The fact of the matter is that today, almost five years after its foundation, the OIN still hasn't proven its ability to help any Linux (or other FOSS) company in any meaningful way. Totally unsubstantiated and illogical claims by propagandists aren't a substitute for a single convincing success story. That success story would have to consist in some company potentially hostile to open source (and with a dangerous patent arsenal) accepting the OIN's licensing terms. That hasn't happened and I have serious doubt that it ever will.

The OIN continues to buy patents at auctions that might otherwise be acquired by regular trolls. At first sight, that may sound good. But given the intransparent and arbitrary structure of the OIN, it's not clear whether that's actually the lesser or the greater evil than a conventional troll. In the end, the OIN is under the control of those six companies who could decide to use some of those patents against competitors, including FOSS competitors. By controlling the definition of what the OIN calls the "Linux System", they can always ensure that their competitors don't benefit from it, even if they were or became OIN licensees.
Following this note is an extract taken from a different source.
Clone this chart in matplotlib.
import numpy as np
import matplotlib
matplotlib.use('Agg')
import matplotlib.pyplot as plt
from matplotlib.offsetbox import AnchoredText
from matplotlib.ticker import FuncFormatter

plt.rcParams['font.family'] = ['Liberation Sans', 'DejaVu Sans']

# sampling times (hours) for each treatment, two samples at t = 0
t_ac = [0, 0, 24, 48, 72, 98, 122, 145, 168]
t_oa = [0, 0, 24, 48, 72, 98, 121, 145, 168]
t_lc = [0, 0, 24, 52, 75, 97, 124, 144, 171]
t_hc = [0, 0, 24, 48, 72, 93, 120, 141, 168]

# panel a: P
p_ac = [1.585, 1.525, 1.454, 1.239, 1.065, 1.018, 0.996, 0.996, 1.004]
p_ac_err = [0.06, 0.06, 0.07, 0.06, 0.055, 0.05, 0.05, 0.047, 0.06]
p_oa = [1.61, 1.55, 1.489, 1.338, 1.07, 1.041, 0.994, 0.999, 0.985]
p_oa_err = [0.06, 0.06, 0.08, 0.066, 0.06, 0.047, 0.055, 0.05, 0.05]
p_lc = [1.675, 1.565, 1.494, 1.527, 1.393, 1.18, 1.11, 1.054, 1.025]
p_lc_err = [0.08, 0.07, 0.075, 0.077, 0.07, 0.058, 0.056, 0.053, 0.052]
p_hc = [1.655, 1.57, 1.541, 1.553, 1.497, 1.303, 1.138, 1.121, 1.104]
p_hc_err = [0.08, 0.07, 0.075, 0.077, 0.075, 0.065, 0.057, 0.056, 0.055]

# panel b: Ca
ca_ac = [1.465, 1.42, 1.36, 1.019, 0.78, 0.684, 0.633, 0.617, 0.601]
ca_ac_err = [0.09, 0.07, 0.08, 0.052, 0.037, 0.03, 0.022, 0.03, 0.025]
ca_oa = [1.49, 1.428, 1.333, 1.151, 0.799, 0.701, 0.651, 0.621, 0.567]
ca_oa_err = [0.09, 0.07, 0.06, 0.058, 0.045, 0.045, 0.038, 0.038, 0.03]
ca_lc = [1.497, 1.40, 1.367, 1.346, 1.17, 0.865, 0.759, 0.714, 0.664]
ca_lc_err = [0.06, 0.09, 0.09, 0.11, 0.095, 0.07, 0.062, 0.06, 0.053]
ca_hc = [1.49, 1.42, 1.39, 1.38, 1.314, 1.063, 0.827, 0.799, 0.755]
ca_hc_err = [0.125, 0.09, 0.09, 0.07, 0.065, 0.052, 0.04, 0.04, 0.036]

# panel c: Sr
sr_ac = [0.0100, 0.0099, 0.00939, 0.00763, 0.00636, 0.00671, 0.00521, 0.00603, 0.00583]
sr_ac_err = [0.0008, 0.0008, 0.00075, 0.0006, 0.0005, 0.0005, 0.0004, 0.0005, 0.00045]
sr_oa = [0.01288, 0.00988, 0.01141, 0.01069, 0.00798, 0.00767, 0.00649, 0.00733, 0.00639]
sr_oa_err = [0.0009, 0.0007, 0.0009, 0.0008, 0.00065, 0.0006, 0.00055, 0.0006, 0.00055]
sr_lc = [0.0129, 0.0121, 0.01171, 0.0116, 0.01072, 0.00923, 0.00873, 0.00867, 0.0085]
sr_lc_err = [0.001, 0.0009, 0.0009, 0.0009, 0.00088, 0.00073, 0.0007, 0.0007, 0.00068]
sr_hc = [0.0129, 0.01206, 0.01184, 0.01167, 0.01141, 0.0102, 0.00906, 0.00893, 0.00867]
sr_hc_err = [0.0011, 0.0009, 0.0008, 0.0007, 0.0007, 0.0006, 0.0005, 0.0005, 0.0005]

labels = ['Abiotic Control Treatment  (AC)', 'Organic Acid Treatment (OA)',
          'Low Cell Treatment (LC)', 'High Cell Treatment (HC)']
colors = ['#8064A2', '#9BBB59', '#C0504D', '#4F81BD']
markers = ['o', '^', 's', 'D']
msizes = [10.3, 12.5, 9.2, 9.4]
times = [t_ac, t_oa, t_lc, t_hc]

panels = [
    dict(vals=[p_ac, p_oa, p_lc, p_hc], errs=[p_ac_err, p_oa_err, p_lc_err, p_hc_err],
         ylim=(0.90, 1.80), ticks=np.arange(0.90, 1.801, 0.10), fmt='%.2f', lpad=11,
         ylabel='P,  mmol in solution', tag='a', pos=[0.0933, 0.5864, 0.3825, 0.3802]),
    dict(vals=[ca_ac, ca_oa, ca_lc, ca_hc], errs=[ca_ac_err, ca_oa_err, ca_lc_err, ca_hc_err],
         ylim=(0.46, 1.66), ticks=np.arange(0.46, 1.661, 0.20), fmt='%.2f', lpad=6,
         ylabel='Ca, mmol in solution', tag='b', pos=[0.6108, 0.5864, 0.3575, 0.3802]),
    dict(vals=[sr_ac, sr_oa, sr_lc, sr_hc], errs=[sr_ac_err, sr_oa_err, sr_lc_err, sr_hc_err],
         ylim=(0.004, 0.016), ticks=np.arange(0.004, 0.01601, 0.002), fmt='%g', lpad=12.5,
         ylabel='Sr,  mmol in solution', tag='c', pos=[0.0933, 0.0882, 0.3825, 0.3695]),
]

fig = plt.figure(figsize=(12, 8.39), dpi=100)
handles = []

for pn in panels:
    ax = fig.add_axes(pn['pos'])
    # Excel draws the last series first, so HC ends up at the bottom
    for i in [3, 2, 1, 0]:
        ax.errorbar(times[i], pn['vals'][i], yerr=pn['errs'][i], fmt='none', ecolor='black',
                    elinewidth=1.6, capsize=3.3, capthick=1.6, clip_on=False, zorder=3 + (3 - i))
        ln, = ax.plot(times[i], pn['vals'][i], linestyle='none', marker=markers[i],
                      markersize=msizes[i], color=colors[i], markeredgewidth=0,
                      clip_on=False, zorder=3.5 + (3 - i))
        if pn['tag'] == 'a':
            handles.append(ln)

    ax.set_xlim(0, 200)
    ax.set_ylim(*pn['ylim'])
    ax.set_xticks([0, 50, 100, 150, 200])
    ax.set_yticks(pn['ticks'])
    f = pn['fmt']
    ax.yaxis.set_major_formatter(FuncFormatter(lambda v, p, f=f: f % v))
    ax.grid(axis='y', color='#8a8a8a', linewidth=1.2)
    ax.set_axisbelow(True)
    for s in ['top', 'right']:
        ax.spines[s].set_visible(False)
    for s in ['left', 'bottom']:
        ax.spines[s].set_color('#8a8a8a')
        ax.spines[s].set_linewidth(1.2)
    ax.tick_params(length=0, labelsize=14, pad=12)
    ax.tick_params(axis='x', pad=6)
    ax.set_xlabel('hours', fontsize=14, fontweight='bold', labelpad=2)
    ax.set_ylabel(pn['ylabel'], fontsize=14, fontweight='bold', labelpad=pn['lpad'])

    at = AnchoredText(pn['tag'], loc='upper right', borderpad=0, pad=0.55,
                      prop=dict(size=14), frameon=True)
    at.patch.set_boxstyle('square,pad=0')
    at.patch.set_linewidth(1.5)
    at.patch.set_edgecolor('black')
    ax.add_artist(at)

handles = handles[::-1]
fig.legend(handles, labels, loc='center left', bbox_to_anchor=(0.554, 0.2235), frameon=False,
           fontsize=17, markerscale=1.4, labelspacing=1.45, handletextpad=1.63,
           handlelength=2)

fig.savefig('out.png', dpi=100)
Buying those patents at auctions is really expensive. So far the OIN has spent hundreds of millions of dollars. Given the way businesses operate, that's not the amount of money that one would spend unselfishly. Instead, that level of investment, intransparency and unbalanced rights suggests ulterior motives, if not a long-term hidden agenda.

In closing I can only repeat what I said further above: company-independent defense initiatives such as the Defensive Patent License are a fairer, more transparent and more reliable approach than the OIN. And with the Fair Troll business model, that reliability can be fully preserved while sharpening the DPL's teeth. By contrast, a small group of companies can turn the OIN into an unfair troll anytime, and the rest of the world -- including the FOSS community -- wouldn't find out until it's too late.